SHORT TASK —
Which lines contain the string "this"? Please list every one of them.

RECORD EXCERPTS —
....

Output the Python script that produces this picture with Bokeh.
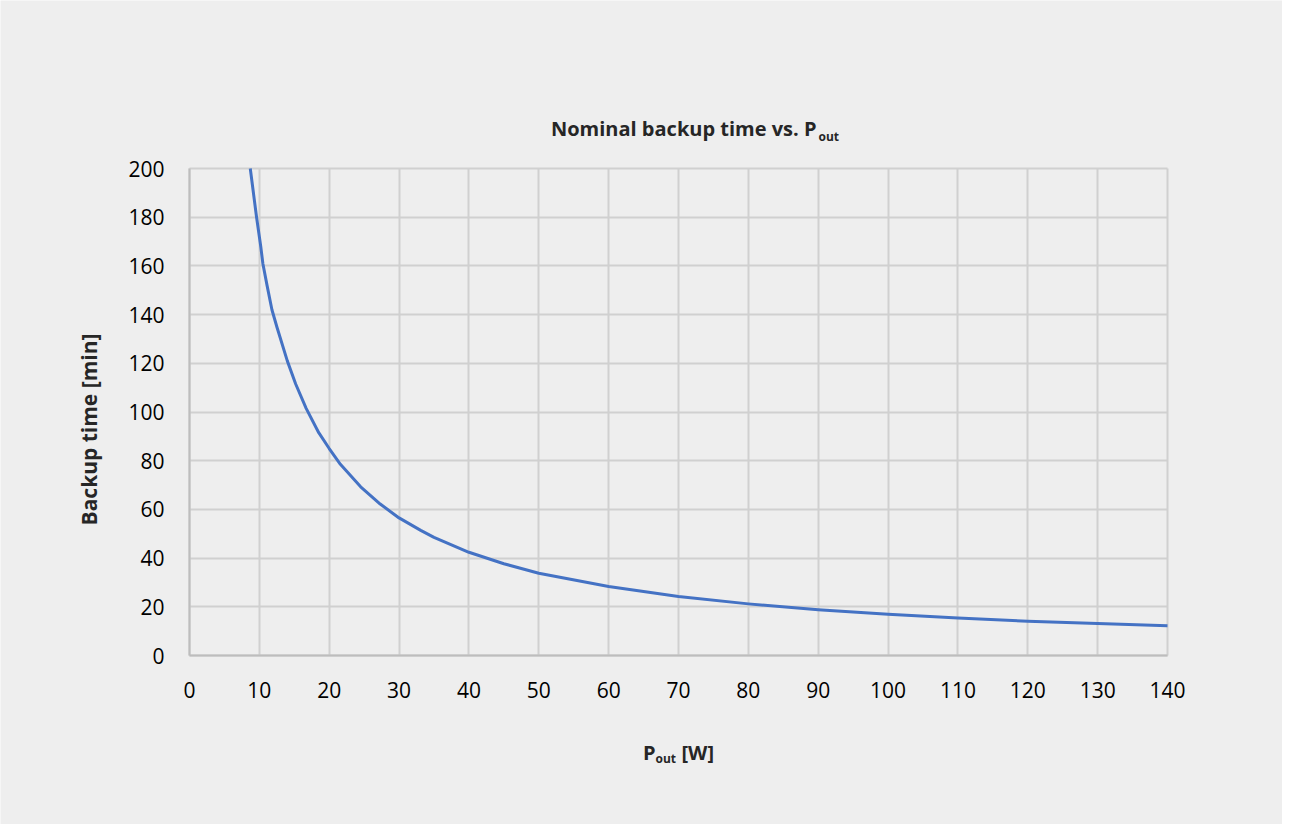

....

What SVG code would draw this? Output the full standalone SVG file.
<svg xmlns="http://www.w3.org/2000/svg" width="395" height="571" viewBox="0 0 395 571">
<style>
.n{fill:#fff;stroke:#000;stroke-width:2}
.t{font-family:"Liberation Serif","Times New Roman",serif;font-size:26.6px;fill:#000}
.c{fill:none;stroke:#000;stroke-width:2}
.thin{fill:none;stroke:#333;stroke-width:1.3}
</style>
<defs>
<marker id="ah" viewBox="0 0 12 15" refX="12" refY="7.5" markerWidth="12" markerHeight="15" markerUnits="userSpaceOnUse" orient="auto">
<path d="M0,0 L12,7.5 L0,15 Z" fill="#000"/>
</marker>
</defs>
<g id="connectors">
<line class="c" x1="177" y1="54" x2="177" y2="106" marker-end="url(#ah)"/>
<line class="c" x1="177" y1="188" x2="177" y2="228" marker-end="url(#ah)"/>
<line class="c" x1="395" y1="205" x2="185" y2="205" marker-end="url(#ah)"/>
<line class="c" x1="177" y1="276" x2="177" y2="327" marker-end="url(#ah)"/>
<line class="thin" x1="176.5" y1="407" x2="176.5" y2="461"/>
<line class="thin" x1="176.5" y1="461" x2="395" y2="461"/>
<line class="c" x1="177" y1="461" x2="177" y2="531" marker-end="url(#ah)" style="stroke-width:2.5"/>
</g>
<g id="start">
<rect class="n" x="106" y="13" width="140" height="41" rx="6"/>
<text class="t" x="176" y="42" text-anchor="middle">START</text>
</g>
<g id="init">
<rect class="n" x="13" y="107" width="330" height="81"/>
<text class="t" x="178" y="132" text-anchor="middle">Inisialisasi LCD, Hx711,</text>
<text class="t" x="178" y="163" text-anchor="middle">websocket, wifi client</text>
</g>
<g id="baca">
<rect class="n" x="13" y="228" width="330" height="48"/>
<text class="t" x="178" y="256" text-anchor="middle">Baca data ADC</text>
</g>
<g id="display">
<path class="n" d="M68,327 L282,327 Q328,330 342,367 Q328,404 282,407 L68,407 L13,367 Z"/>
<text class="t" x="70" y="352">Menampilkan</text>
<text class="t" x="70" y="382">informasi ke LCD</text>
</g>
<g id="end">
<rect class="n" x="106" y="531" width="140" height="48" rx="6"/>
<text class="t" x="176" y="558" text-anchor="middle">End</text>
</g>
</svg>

....

EXERCISE RESPONSE —
Output the Python script that produces this picture with Bokeh.
What SVG code would draw this? Output the full standalone SVG file.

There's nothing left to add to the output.